What is asked
Only the lines from the start of the data through the line containing "ax.tick_params(axis='x', which='minor', length=0, pad=14)" should be written out, exactly as they are, with both ends included and the pictures left out.

___ Data listing

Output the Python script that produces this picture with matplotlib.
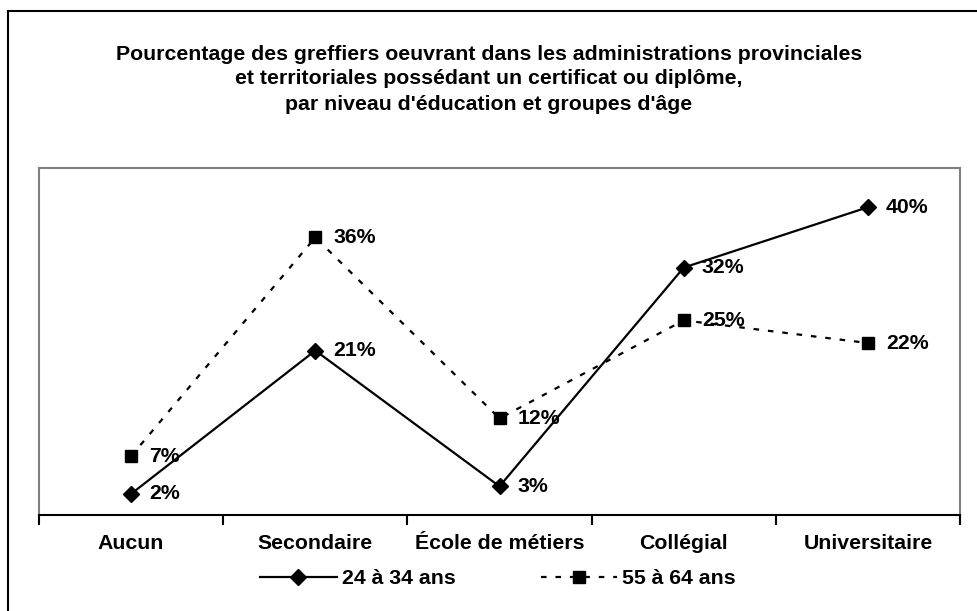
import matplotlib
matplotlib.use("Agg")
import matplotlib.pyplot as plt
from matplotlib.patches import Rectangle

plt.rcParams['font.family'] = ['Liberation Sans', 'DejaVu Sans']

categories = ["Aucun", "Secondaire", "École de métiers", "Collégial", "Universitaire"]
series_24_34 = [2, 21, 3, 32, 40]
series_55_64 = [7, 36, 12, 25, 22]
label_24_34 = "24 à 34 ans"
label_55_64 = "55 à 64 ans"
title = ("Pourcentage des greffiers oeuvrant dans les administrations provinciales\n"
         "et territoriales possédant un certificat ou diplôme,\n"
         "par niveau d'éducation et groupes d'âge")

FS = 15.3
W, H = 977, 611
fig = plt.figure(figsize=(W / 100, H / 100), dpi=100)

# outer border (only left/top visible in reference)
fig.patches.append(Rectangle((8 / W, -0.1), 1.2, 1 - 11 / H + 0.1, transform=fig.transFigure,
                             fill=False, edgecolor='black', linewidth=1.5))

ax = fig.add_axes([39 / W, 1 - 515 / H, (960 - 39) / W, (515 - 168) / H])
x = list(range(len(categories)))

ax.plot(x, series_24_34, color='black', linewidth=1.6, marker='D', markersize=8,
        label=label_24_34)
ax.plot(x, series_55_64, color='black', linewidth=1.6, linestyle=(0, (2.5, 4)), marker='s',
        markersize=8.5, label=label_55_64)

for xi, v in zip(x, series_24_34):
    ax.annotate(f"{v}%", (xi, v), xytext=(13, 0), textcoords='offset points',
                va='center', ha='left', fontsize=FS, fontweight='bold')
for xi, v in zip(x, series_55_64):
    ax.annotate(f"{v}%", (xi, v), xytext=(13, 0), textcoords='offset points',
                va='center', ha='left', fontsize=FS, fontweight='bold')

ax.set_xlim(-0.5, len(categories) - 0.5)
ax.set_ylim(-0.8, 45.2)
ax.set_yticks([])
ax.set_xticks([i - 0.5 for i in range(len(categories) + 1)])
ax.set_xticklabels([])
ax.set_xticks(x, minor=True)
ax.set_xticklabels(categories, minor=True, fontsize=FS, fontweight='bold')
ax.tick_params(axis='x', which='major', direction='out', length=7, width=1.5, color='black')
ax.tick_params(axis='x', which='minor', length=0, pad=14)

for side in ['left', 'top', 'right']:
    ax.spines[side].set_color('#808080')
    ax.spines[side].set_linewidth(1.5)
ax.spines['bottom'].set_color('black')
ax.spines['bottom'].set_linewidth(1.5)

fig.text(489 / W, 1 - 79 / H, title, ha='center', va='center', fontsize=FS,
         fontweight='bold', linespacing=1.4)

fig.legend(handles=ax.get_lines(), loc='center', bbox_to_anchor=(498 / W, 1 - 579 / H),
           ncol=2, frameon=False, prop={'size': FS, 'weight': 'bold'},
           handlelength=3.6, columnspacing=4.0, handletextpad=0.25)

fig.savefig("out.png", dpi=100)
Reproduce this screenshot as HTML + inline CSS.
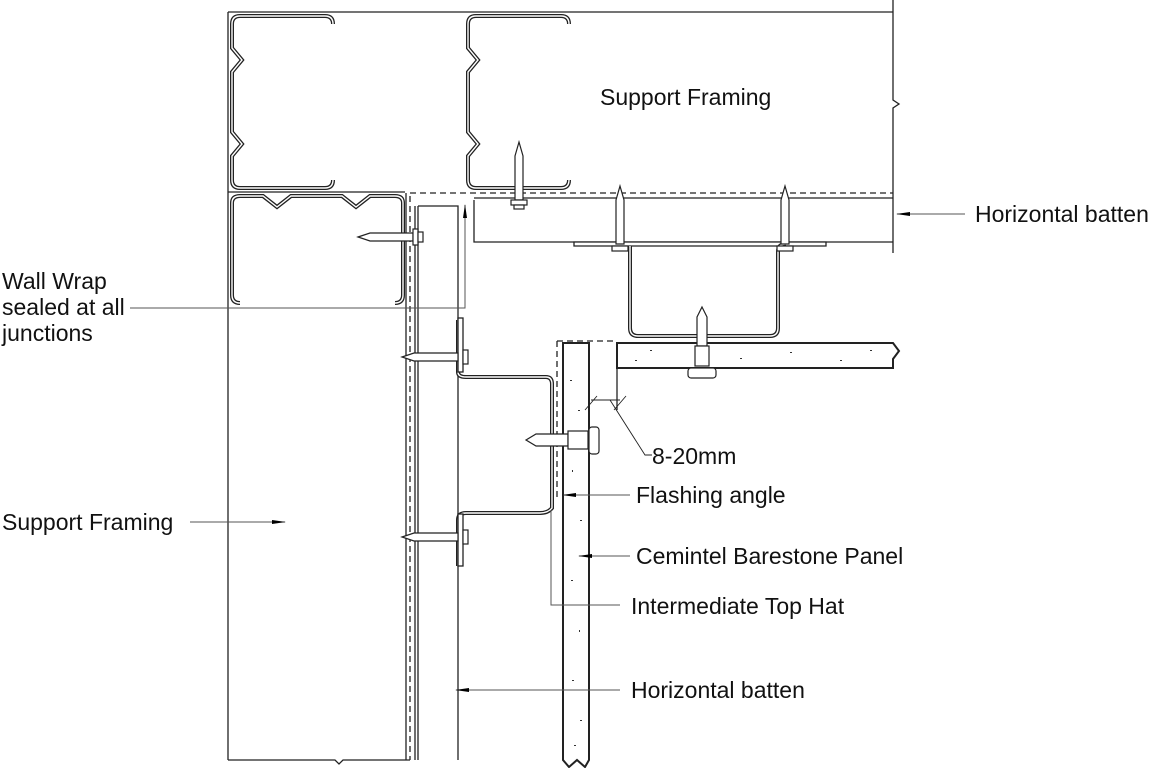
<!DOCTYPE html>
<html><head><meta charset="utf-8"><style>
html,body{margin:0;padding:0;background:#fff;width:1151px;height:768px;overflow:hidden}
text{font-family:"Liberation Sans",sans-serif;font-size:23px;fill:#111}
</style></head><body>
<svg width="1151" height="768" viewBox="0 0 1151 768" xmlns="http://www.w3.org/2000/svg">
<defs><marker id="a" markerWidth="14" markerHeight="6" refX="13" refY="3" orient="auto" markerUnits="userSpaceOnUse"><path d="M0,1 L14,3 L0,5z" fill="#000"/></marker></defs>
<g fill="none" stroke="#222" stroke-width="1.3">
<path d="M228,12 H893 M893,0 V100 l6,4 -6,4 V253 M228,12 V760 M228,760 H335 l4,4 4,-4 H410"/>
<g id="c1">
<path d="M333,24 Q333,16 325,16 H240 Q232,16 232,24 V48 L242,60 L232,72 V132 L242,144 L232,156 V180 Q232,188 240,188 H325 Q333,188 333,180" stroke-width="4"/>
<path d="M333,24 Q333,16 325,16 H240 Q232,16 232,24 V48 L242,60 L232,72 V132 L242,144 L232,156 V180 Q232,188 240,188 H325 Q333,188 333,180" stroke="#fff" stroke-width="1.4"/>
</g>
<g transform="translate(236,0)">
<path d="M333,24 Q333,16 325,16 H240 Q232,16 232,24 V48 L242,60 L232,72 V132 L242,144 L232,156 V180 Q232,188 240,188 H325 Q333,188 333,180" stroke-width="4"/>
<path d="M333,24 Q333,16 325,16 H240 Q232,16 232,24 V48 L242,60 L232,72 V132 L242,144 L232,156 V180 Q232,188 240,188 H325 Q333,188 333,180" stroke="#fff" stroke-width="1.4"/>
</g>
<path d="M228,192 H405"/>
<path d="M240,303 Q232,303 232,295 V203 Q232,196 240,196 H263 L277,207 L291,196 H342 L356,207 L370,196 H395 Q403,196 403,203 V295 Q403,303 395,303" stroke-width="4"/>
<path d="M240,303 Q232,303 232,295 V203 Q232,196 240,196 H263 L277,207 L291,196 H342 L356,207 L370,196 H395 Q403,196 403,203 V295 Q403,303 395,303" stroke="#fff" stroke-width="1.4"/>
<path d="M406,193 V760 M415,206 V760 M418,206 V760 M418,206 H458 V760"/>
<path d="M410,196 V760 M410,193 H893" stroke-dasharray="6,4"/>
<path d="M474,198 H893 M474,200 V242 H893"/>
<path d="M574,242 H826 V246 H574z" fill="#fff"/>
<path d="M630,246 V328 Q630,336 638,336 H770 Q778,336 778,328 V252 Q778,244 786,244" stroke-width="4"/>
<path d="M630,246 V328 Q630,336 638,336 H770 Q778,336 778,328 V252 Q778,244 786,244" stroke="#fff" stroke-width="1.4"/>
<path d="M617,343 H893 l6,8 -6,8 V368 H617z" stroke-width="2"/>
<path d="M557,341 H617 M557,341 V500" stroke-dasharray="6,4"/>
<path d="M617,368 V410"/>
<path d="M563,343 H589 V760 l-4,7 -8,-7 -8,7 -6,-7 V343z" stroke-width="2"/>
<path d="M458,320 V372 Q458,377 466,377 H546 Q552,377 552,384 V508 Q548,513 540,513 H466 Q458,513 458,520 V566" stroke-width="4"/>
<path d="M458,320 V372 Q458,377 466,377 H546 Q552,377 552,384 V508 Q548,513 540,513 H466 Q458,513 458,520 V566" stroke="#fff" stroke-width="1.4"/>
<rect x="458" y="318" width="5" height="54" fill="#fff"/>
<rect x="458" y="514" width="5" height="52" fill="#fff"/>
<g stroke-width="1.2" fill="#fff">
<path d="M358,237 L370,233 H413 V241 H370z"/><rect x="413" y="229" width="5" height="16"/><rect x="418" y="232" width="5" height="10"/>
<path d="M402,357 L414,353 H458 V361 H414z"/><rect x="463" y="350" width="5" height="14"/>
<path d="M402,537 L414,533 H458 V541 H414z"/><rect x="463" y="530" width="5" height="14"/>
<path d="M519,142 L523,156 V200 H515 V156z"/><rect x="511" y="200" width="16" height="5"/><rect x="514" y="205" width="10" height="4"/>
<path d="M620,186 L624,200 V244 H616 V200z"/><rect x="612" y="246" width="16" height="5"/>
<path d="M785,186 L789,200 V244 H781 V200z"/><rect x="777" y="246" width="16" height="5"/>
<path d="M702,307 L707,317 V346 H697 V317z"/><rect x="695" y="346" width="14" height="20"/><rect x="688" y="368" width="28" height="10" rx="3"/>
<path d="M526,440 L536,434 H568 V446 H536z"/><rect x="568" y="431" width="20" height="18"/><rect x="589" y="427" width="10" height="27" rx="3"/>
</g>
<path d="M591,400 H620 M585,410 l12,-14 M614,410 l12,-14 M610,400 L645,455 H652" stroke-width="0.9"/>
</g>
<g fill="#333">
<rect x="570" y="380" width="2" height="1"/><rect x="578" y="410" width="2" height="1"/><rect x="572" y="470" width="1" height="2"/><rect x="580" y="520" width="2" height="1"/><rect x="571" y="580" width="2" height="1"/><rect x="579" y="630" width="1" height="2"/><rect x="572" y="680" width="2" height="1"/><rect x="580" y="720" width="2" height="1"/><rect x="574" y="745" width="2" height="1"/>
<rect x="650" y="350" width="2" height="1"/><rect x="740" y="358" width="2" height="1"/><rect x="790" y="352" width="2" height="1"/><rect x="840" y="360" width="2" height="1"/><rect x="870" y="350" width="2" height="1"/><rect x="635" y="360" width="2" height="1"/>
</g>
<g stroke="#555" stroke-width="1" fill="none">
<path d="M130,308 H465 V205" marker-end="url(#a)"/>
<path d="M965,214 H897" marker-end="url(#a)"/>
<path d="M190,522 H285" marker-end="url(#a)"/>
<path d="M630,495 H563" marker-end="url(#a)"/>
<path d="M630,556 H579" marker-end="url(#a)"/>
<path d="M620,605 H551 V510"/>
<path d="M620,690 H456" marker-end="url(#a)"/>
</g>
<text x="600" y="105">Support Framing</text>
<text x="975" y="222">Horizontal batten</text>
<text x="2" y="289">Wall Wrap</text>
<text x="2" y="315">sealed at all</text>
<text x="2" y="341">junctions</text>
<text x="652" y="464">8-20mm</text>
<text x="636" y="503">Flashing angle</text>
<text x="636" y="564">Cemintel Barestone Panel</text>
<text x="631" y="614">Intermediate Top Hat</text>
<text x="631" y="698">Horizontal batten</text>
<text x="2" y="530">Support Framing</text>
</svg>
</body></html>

______

Output
Output the Python script that produces this picture with matplotlib.
import matplotlib
matplotlib.use("Agg")
import matplotlib.pyplot as plt
from matplotlib.patches import Rectangle

plt.rcParams['font.family'] = ['Liberation Sans', 'DejaVu Sans']

categories = ["Aucun", "Secondaire", "École de métiers", "Collégial", "Universitaire"]
series_24_34 = [2, 21, 3, 32, 40]
series_55_64 = [7, 36, 12, 25, 22]
label_24_34 = "24 à 34 ans"
label_55_64 = "55 à 64 ans"
title = ("Pourcentage des greffiers oeuvrant dans les administrations provinciales\n"
         "et territoriales possédant un certificat ou diplôme,\n"
         "par niveau d'éducation et groupes d'âge")

FS = 15.3
W, H = 977, 611
fig = plt.figure(figsize=(W / 100, H / 100), dpi=100)

# outer border (only left/top visible in reference)
fig.patches.append(Rectangle((8 / W, -0.1), 1.2, 1 - 11 / H + 0.1, transform=fig.transFigure,
                             fill=False, edgecolor='black', linewidth=1.5))

ax = fig.add_axes([39 / W, 1 - 515 / H, (960 - 39) / W, (515 - 168) / H])
x = list(range(len(categories)))

ax.plot(x, series_24_34, color='black', linewidth=1.6, marker='D', markersize=8,
        label=label_24_34)
ax.plot(x, series_55_64, color='black', linewidth=1.6, linestyle=(0, (2.5, 4)), marker='s',
        markersize=8.5, label=label_55_64)

for xi, v in zip(x, series_24_34):
    ax.annotate(f"{v}%", (xi, v), xytext=(13, 0), textcoords='offset points',
                va='center', ha='left', fontsize=FS, fontweight='bold')
for xi, v in zip(x, series_55_64):
    ax.annotate(f"{v}%", (xi, v), xytext=(13, 0), textcoords='offset points',
                va='center', ha='left', fontsize=FS, fontweight='bold')

ax.set_xlim(-0.5, len(categories) - 0.5)
ax.set_ylim(-0.8, 45.2)
ax.set_yticks([])
ax.set_xticks([i - 0.5 for i in range(len(categories) + 1)])
ax.set_xticklabels([])
ax.set_xticks(x, minor=True)
ax.set_xticklabels(categories, minor=True, fontsize=FS, fontweight='bold')
ax.tick_params(axis='x', which='major', direction='out', length=7, width=1.5, color='black')
ax.tick_params(axis='x', which='minor', length=0, pad=14)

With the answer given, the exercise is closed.